◆ **Available records**
______

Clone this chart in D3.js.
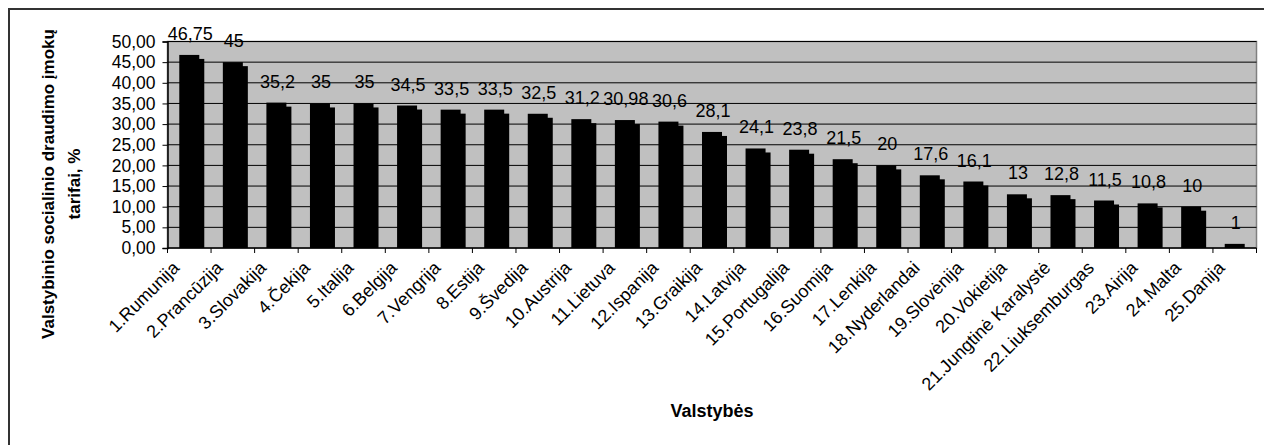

______

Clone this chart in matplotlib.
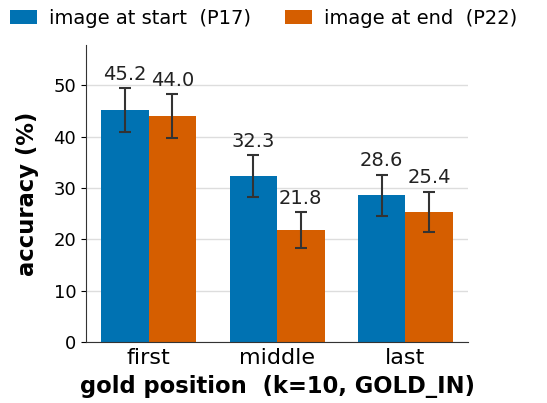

______

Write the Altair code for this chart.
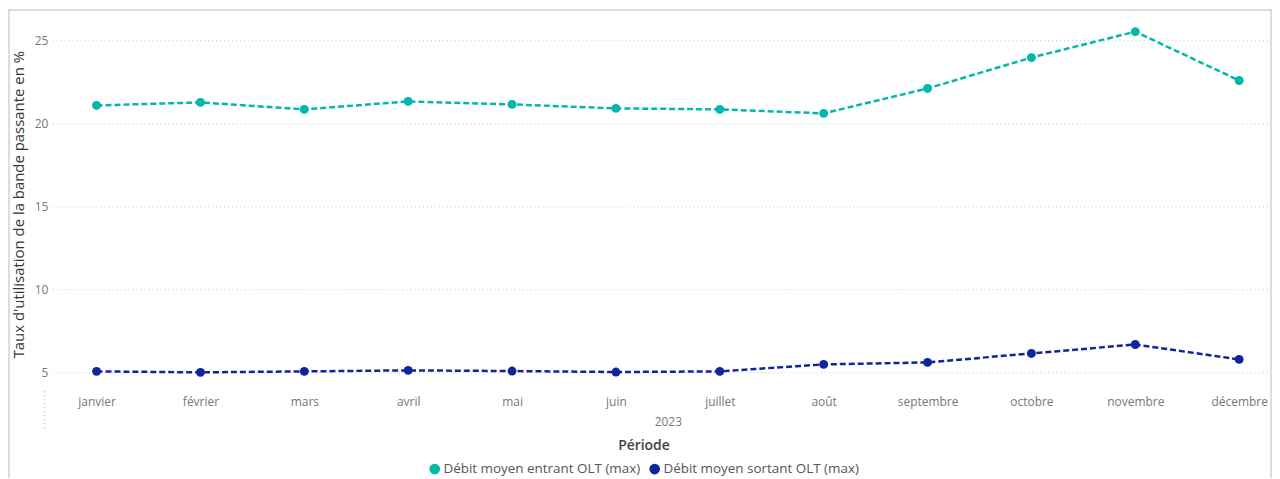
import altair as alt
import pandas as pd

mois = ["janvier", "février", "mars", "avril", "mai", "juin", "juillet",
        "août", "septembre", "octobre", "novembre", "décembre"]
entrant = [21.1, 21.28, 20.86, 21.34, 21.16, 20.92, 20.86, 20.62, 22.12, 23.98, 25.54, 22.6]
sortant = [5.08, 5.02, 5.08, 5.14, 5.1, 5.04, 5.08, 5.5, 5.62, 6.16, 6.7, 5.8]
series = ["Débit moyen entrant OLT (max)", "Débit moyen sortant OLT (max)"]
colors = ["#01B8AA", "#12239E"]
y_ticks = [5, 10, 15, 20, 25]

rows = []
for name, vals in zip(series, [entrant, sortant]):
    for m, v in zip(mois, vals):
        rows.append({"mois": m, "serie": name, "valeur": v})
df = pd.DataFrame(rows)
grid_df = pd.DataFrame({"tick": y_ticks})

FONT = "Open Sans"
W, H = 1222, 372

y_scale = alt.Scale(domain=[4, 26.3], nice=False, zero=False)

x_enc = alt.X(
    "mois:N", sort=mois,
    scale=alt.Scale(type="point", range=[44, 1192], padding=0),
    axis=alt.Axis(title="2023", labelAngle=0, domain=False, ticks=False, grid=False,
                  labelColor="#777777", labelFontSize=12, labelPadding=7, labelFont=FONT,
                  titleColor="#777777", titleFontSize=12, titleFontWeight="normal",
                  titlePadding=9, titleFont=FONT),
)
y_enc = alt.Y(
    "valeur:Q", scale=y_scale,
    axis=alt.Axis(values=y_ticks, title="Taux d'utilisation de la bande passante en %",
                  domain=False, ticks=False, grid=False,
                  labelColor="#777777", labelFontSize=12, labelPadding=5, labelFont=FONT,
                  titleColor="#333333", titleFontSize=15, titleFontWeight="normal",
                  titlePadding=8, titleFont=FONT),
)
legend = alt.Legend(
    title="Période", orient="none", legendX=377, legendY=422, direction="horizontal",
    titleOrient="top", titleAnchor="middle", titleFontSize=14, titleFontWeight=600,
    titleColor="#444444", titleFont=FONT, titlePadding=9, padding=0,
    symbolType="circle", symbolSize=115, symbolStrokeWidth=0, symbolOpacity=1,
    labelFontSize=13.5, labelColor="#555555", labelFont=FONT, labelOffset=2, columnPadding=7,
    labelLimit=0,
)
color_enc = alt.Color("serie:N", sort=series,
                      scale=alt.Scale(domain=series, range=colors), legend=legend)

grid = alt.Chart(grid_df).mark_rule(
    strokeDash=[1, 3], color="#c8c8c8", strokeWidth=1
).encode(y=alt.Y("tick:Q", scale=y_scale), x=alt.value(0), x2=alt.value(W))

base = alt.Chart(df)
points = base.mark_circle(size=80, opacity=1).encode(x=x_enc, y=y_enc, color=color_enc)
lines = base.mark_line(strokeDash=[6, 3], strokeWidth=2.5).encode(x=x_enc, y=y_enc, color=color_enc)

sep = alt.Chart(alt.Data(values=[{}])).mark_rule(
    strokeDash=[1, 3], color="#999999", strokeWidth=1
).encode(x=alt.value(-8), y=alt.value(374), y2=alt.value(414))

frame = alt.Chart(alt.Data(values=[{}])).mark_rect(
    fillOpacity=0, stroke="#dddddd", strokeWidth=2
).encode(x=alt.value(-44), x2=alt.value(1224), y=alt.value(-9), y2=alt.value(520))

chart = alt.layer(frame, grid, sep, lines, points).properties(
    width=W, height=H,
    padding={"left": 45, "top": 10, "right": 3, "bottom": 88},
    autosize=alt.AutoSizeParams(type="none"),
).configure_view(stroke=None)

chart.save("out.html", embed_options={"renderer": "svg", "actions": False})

______

◆ **What the task asks**
Reproduce the data above exactly, but only the lines from the one showing "Write the Altair code for this chart." through the one showing "y_scale = alt.Scale(domain=[4, 26.3], nice=False, zero=False)", with both ends kept and the pictures left out.

◆ **Full solution**
Write the Altair code for this chart.
import altair as alt
import pandas as pd

mois = ["janvier", "février", "mars", "avril", "mai", "juin", "juillet",
        "août", "septembre", "octobre", "novembre", "décembre"]
entrant = [21.1, 21.28, 20.86, 21.34, 21.16, 20.92, 20.86, 20.62, 22.12, 23.98, 25.54, 22.6]
sortant = [5.08, 5.02, 5.08, 5.14, 5.1, 5.04, 5.08, 5.5, 5.62, 6.16, 6.7, 5.8]
series = ["Débit moyen entrant OLT (max)", "Débit moyen sortant OLT (max)"]
colors = ["#01B8AA", "#12239E"]
y_ticks = [5, 10, 15, 20, 25]

rows = []
for name, vals in zip(series, [entrant, sortant]):
    for m, v in zip(mois, vals):
        rows.append({"mois": m, "serie": name, "valeur": v})
df = pd.DataFrame(rows)
grid_df = pd.DataFrame({"tick": y_ticks})

FONT = "Open Sans"
W, H = 1222, 372

y_scale = alt.Scale(domain=[4, 26.3], nice=False, zero=False)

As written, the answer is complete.